# Instructions for the task:
In the listing that follows, retype every line from the first through the one containing "const p0Marker = 6.1;". Pictures are to be left out.

^^^^^^^^

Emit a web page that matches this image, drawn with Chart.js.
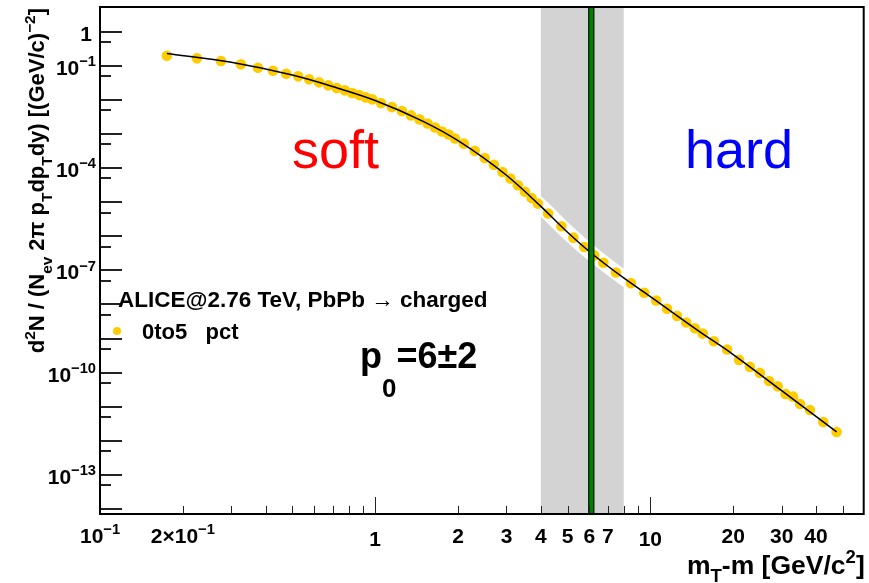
<!DOCTYPE html>
<html>
<head>
<meta charset="utf-8">
<script src="https://cdn.jsdelivr.net/npm/chart.js@4.4.0/dist/chart.umd.min.js"></script>
<style>
html, body { margin: 0; padding: 0; background: #fff; }
#wrap { width: 869px; height: 583px; }
</style>
</head>
<body>
<div id="wrap"><canvas id="chart"></canvas></div>
<script>
// ALICE PbPb 2.76 TeV, charged, 0-5% : bin centres in mT-m and yields
const mtX = [0.175, 0.225, 0.275, 0.325, 0.375, 0.425, 0.475, 0.525, 0.575, 0.625, 0.675, 0.725, 0.775, 0.825, 0.875, 0.925, 0.975,
  1.05, 1.15, 1.25, 1.35, 1.45, 1.55, 1.65, 1.75, 1.85, 1.95,
  2.1, 2.3, 2.5, 2.7, 2.9, 3.1, 3.3, 3.5, 3.7, 3.9,
  4.25, 4.75, 5.25, 5.75, 6.25, 6.75,
  7.5, 8.5, 9.5, 10.5, 11.5, 12.5, 13.5, 14.5, 15.5,
  17, 19, 21, 23, 25, 27, 29, 31, 33, 35, 38, 42.5, 47.5];
const yield0to5 = [0.201, 0.168, 0.140, 0.112, 0.0891, 0.0727, 0.0594, 0.0498, 0.0406, 0.0332, 0.0271, 0.0225, 0.0193, 0.0161, 0.0140, 0.0120, 0.0105,
  0.00816, 0.00622, 0.00475, 0.00355, 0.00271, 0.00206, 0.00157, 0.00120, 0.000980, 0.000748,
  5.26e-4, 3.23e-4, 1.99e-4, 1.26e-4, 7.78e-5, 4.98e-5, 3.16e-5, 2.04e-5, 1.34e-5, 9.16e-6,
  4.69e-6, 1.97e-6, 9.16e-7, 4.85e-7, 2.76e-7, 1.68e-7,
  8.73e-8, 4.23e-8, 2.22e-8, 1.31e-8, 7.47e-9, 4.62e-9, 2.96e-9, 2.0e-9, 1.40e-9,
  8.33e-10, 4.75e-10, 2.36e-10, 1.47e-10, 9.80e-11, 5.70e-11, 3.96e-11, 2.36e-11, 1.97e-11, 1.20e-11, 8.0e-12, 3.55e-12, 1.80e-12];

// fit curve
const fitX = [0.175, 0.3, 0.5, 0.7, 1, 1.5, 2, 3, 4, 5, 6, 8, 10, 15, 20, 30, 47.5];
const fitY = [0.234, 0.13, 0.0543, 0.0251, 0.00977, 0.00234, 6.46e-4, 6.2e-5, 7.6e-6, 1.32e-6, 3.6e-7, 6.0e-8, 1.7e-8, 1.66e-9, 3.4e-10, 2.95e-11, 1.82e-12];

const p0 = 6;
const p0Err = 2;
const p0Marker = 6.1;

const xMajorTicks = [1, 10];
const xMinorTicks = [0.2, 0.3, 0.4, 0.5, 0.6, 0.7, 0.8, 0.9, 2, 3, 4, 5, 6, 7, 8, 9, 20, 30, 40, 50];
const xTickValues = [0.1, 0.2, 1, 2, 3, 4, 5, 6, 7, 10, 20, 30, 40];
const xTickLabels = ['10^{\u22121}', '2\u00d710^{\u22121}', '1', '2', '3', '4', '5', '6', '7', '10', '20', '30', '40'];

const yMajorTicks = [1, 1e-1, 1e-2, 1e-3, 1e-4, 1e-5, 1e-6, 1e-7, 1e-8, 1e-9, 1e-10, 1e-11, 1e-12, 1e-13, 1e-14];
const yMinorTicks = [0.5, 5e-2, 5e-3, 5e-4, 5e-5, 5e-6, 5e-7, 5e-8, 5e-9, 5e-10, 5e-11, 5e-12, 5e-13, 5e-14];
const yTickValues = [1, 1e-1, 1e-4, 1e-7, 1e-10, 1e-13];
const yTickLabels = ['1', '10^{\u22121}', '10^{\u22124}', '10^{\u22127}', '10^{\u221210}', '10^{\u221213}'];

const FONT = '"Liberation Sans", Arial, Helvetica, sans-serif';

// tiny latex-ish text: ^{..} superscript, _{..} subscript
function parseRich(str) {
  const out = [];
  let buf = '';
  let i = 0;
  while (i < str.length) {
    const c = str[i];
    if ((c === '^' || c === '_') && str[i + 1] === '{') {
      if (buf) { out.push({ text: buf, mode: 0 }); buf = ''; }
      const end = str.indexOf('}', i);
      out.push({ text: str.slice(i + 2, end), mode: c === '^' ? 1 : -1 });
      i = end + 1;
    } else {
      buf += c;
      i++;
    }
  }
  if (buf) out.push({ text: buf, mode: 0 });
  return out;
}

function drawRich(ctx, str, x, y, o) {
  const size = o.size;
  const weight = o.weight || 'bold';
  const supScale = o.supScale || 0.7, supRise = o.supRise || 0.42;
  const subScale = o.subScale || 0.7, subDrop = o.subDrop || 0.3;
  const parts = parseRich(str);
  let total = 0;
  for (const p of parts) {
    const s = p.mode === 0 ? size : (p.mode > 0 ? size * supScale : size * subScale);
    ctx.font = weight + ' ' + s + 'px ' + FONT;
    p.size = s;
    p.w = ctx.measureText(p.text).width;
    total += p.w;
  }
  let cx = x;
  if (o.align === 'right') cx = x - total;
  else if (o.align === 'center') cx = x - total / 2;
  ctx.fillStyle = o.color || '#000';
  ctx.textAlign = 'left';
  ctx.textBaseline = 'alphabetic';
  for (const p of parts) {
    ctx.font = weight + ' ' + p.size + 'px ' + FONT;
    let dy = 0;
    if (p.mode > 0) dy = -size * supRise;
    if (p.mode < 0) dy = size * subDrop;
    ctx.fillText(p.text, cx, y + dy);
    cx += p.w;
  }
}

const rootPlot = {
  id: 'rootPlot',
  beforeDatasetsDraw(chart) {
    const { ctx, chartArea: a, scales: { x } } = chart;
    const x1 = x.getPixelForValue(p0 - p0Err);
    const x2 = x.getPixelForValue(p0 + p0Err);
    ctx.save();
    ctx.fillStyle = '#d3d3d3';
    ctx.fillRect(x1, a.top, x2 - x1, a.bottom - a.top);
    ctx.restore();
  },
  afterDatasetsDraw(chart) {
    const { ctx, chartArea: a, scales: { x } } = chart;
    const xc = x.getPixelForValue(p0Marker);
    ctx.save();
    ctx.fillStyle = '#008000';
    ctx.fillRect(xc - 3, a.top, 6, a.bottom - a.top);
    ctx.strokeStyle = '#000';
    ctx.lineWidth = 1;
    ctx.strokeRect(xc - 2.5, a.top, 5, a.bottom - a.top);
    ctx.restore();
  },
  afterDraw(chart) {
    const { ctx, chartArea: a, scales: { x, y } } = chart;
    ctx.save();
    // ticks, pointing inward
    ctx.strokeStyle = '#222';
    ctx.lineWidth = 1;
    ctx.beginPath();
    for (const v of xMajorTicks) {
      const px = Math.round(x.getPixelForValue(v)) + 0.5;
      ctx.moveTo(px, a.bottom); ctx.lineTo(px, a.bottom - 17);
    }
    for (const v of xMinorTicks) {
      const px = Math.round(x.getPixelForValue(v)) + 0.5;
      ctx.moveTo(px, a.bottom); ctx.lineTo(px, a.bottom - 8);
    }
    ctx.stroke();
    ctx.lineWidth = 2;
    ctx.beginPath();
    for (const v of yMajorTicks) {
      const py = Math.round(y.getPixelForValue(v));
      ctx.moveTo(a.left, py); ctx.lineTo(a.left + 22, py);
    }
    for (const v of yMinorTicks) {
      const py = Math.round(y.getPixelForValue(v));
      ctx.moveTo(a.left, py); ctx.lineTo(a.left + 11, py);
    }
    ctx.stroke();
    // frame
    ctx.strokeStyle = '#000';
    ctx.lineWidth = 2;
    ctx.strokeRect(a.left, a.top, a.right - a.left, a.bottom - a.top);

    // tick labels
    xTickValues.forEach((v, i) => {
      const px = x.getPixelForValue(v);
      const dy = (v === 1 || v === 10) ? 3 : 0;
      drawRich(ctx, xTickLabels[i], px, 543 + dy, { size: 21, align: 'center' });
    });
    yTickValues.forEach((v, i) => {
      const py = y.getPixelForValue(v);
      const rx = v === 1 ? 92 : 96;
      drawRich(ctx, yTickLabels[i], rx, py + 9, { size: 21, align: 'right' });
    });

    // axis titles
    drawRich(ctx, 'm_{T}-m [GeV/c^{2}]', a.right + 1, 574, { size: 26.5, align: 'right', subDrop: 0.3 });
    ctx.save();
    ctx.translate(44, 8);
    ctx.rotate(-Math.PI / 2);
    drawRich(ctx, 'd^{2}N / (N_{ev} 2\u03c0 p_{T}dp_{T}dy) [(GeV/c)^{\u22122}]', 0, 0, { size: 22, align: 'right', subDrop: 0.35 });
    ctx.restore();

    // legend
    drawRich(ctx, 'ALICE@2.76 TeV, PbPb \u2192 charged', 118, 307, { size: 22.5 });
    ctx.fillStyle = '#ffcc00';
    ctx.beginPath();
    ctx.arc(117, 331, 4, 0, Math.PI * 2);
    ctx.fill();
    drawRich(ctx, '0to5   pct', 142, 339, { size: 22 });

    // annotations
    drawRich(ctx, 'p_{0}=6\u00b12', 360, 368, { size: 36, subScale: 0.72, subDrop: 0.8 });
    drawRich(ctx, 'soft', 292, 168, { size: 54, weight: 'normal', color: '#ff0000' });
    drawRich(ctx, 'hard', 685, 168, { size: 54, weight: 'normal', color: '#0000ff' });
    ctx.restore();
  }
};

const pts = mtX.map((v, i) => ({ x: v, y: yield0to5[i] }));
const fitPts = fitX.map((v, i) => ({ x: v, y: fitY[i] }));

new Chart(document.getElementById('chart'), {
  type: 'scatter',
  data: {
    datasets: [
      {
        label: 'fit',
        type: 'line',
        data: fitPts,
        borderColor: '#000',
        borderWidth: 1.5,
        pointRadius: 0,
        cubicInterpolationMode: 'monotone',
        order: 1
      },
      {
        label: '0to5   pct',
        data: pts,
        backgroundColor: '#ffcc00',
        borderWidth: 0,
        pointRadius: 5.3,
        order: 2
      },
      {
        label: 'halo',
        type: 'line',
        data: fitPts,
        borderColor: '#ffffff',
        borderWidth: 15,
        pointRadius: 0,
        cubicInterpolationMode: 'monotone',
        order: 3
      }
    ]
  },
  options: {
    responsive: true,
    maintainAspectRatio: false,
    animation: false,
    layout: { padding: { left: 100, right: 3, top: 7, bottom: 69 } },
    scales: {
      x: { type: 'logarithmic', min: 0.1, max: 59.6, display: false },
      y: { type: 'logarithmic', min: 7.08e-15, max: 5.4, display: false }
    },
    plugins: {
      legend: { display: false },
      tooltip: { enabled: false }
    }
  },
  plugins: [rootPlot]
});
</script>
</body>
</html>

^^^^^^^^

# Reply to the task:
Emit a web page that matches this image, drawn with Chart.js.
<!DOCTYPE html>
<html>
<head>
<meta charset="utf-8">
<script src="https://cdn.jsdelivr.net/npm/chart.js@4.4.0/dist/chart.umd.min.js"></script>
<style>
html, body { margin: 0; padding: 0; background: #fff; }
#wrap { width: 869px; height: 583px; }
</style>
</head>
<body>
<div id="wrap"><canvas id="chart"></canvas></div>
<script>
// ALICE PbPb 2.76 TeV, charged, 0-5% : bin centres in mT-m and yields
const mtX = [0.175, 0.225, 0.275, 0.325, 0.375, 0.425, 0.475, 0.525, 0.575, 0.625, 0.675, 0.725, 0.775, 0.825, 0.875, 0.925, 0.975,
  1.05, 1.15, 1.25, 1.35, 1.45, 1.55, 1.65, 1.75, 1.85, 1.95,
  2.1, 2.3, 2.5, 2.7, 2.9, 3.1, 3.3, 3.5, 3.7, 3.9,
  4.25, 4.75, 5.25, 5.75, 6.25, 6.75,
  7.5, 8.5, 9.5, 10.5, 11.5, 12.5, 13.5, 14.5, 15.5,
  17, 19, 21, 23, 25, 27, 29, 31, 33, 35, 38, 42.5, 47.5];
const yield0to5 = [0.201, 0.168, 0.140, 0.112, 0.0891, 0.0727, 0.0594, 0.0498, 0.0406, 0.0332, 0.0271, 0.0225, 0.0193, 0.0161, 0.0140, 0.0120, 0.0105,
  0.00816, 0.00622, 0.00475, 0.00355, 0.00271, 0.00206, 0.00157, 0.00120, 0.000980, 0.000748,
  5.26e-4, 3.23e-4, 1.99e-4, 1.26e-4, 7.78e-5, 4.98e-5, 3.16e-5, 2.04e-5, 1.34e-5, 9.16e-6,
  4.69e-6, 1.97e-6, 9.16e-7, 4.85e-7, 2.76e-7, 1.68e-7,
  8.73e-8, 4.23e-8, 2.22e-8, 1.31e-8, 7.47e-9, 4.62e-9, 2.96e-9, 2.0e-9, 1.40e-9,
  8.33e-10, 4.75e-10, 2.36e-10, 1.47e-10, 9.80e-11, 5.70e-11, 3.96e-11, 2.36e-11, 1.97e-11, 1.20e-11, 8.0e-12, 3.55e-12, 1.80e-12];

// fit curve
const fitX = [0.175, 0.3, 0.5, 0.7, 1, 1.5, 2, 3, 4, 5, 6, 8, 10, 15, 20, 30, 47.5];
const fitY = [0.234, 0.13, 0.0543, 0.0251, 0.00977, 0.00234, 6.46e-4, 6.2e-5, 7.6e-6, 1.32e-6, 3.6e-7, 6.0e-8, 1.7e-8, 1.66e-9, 3.4e-10, 2.95e-11, 1.82e-12];

const p0 = 6;
const p0Err = 2;
const p0Marker = 6.1;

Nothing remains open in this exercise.